Figure scripts
========================

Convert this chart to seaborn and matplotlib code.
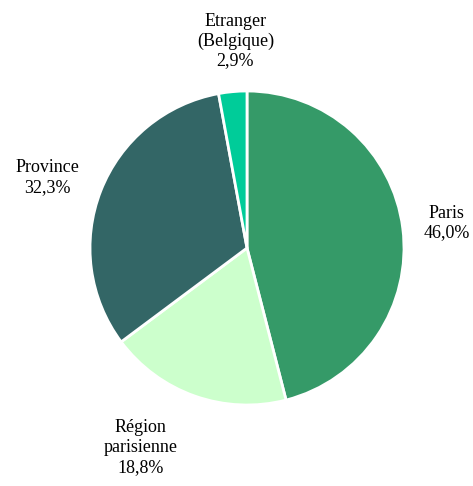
import numpy as np
import matplotlib
matplotlib.use("Agg")
import matplotlib.pyplot as plt
import seaborn as sns

categories = ["Paris", "Région\nparisienne", "Province", "Etranger\n(Belgique)"]
values = [46.0, 18.8, 32.3, 2.9]
colors = ["#359a68", "#ccffcc", "#336666", "#00cc99"]
label_dist = [1.28, 1.44, 1.35, 1.32]
label_angle_shift = [0.0, -8.6, 2.0, -2.0]

sns.set_theme(style="white")
plt.rcParams['font.family'] = ['Liberation Serif', 'DejaVu Serif']

fig = plt.figure(figsize=(4.73, 4.86), dpi=100)
ax = fig.add_axes([90/473, 81/486, 314/473, 314/486])
wedges, _ = ax.pie(values, colors=colors, startangle=90, counterclock=False,
                   wedgeprops=dict(edgecolor="white", linewidth=2))
ax.set_xlim(-1, 1)
ax.set_ylim(-1, 1)
ax.set_aspect("equal")
ax.axis("off")

for w, cat, v, d, s in zip(wedges, categories, values, label_dist, label_angle_shift):
    ang = np.deg2rad((w.theta1 + w.theta2) / 2 + s)
    x, y = d * np.cos(ang), d * np.sin(ang)
    txt = f"{cat}\n{v:.1f}%".replace(".", ",")
    ax.text(x, y, txt, ha="center", va="center", fontsize=13,
            linespacing=1.2, color="black", clip_on=False)

fig.savefig("out.png", dpi=100)
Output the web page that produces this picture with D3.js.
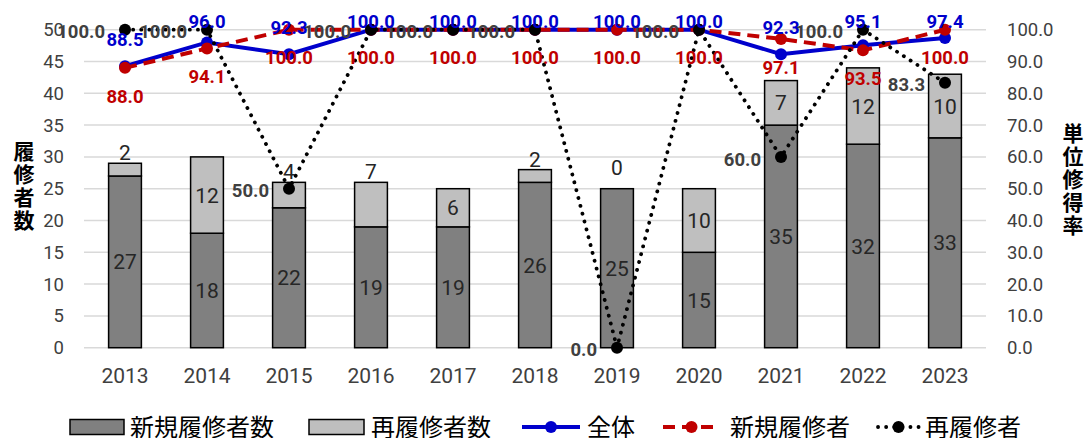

========================

From the material above, reproduce everything verbatim except the pictures.

COMPLETE OUTPUT
Convert this chart to seaborn and matplotlib code.
import numpy as np
import matplotlib
matplotlib.use("Agg")
import matplotlib.pyplot as plt
import seaborn as sns

categories = ["Paris", "Région\nparisienne", "Province", "Etranger\n(Belgique)"]
values = [46.0, 18.8, 32.3, 2.9]
colors = ["#359a68", "#ccffcc", "#336666", "#00cc99"]
label_dist = [1.28, 1.44, 1.35, 1.32]
label_angle_shift = [0.0, -8.6, 2.0, -2.0]

sns.set_theme(style="white")
plt.rcParams['font.family'] = ['Liberation Serif', 'DejaVu Serif']

fig = plt.figure(figsize=(4.73, 4.86), dpi=100)
ax = fig.add_axes([90/473, 81/486, 314/473, 314/486])
wedges, _ = ax.pie(values, colors=colors, startangle=90, counterclock=False,
                   wedgeprops=dict(edgecolor="white", linewidth=2))
ax.set_xlim(-1, 1)
ax.set_ylim(-1, 1)
ax.set_aspect("equal")
ax.axis("off")

for w, cat, v, d, s in zip(wedges, categories, values, label_dist, label_angle_shift):
    ang = np.deg2rad((w.theta1 + w.theta2) / 2 + s)
    x, y = d * np.cos(ang), d * np.sin(ang)
    txt = f"{cat}\n{v:.1f}%".replace(".", ",")
    ax.text(x, y, txt, ha="center", va="center", fontsize=13,
            linespacing=1.2, color="black", clip_on=False)

fig.savefig("out.png", dpi=100)
Output the web page that produces this picture with D3.js.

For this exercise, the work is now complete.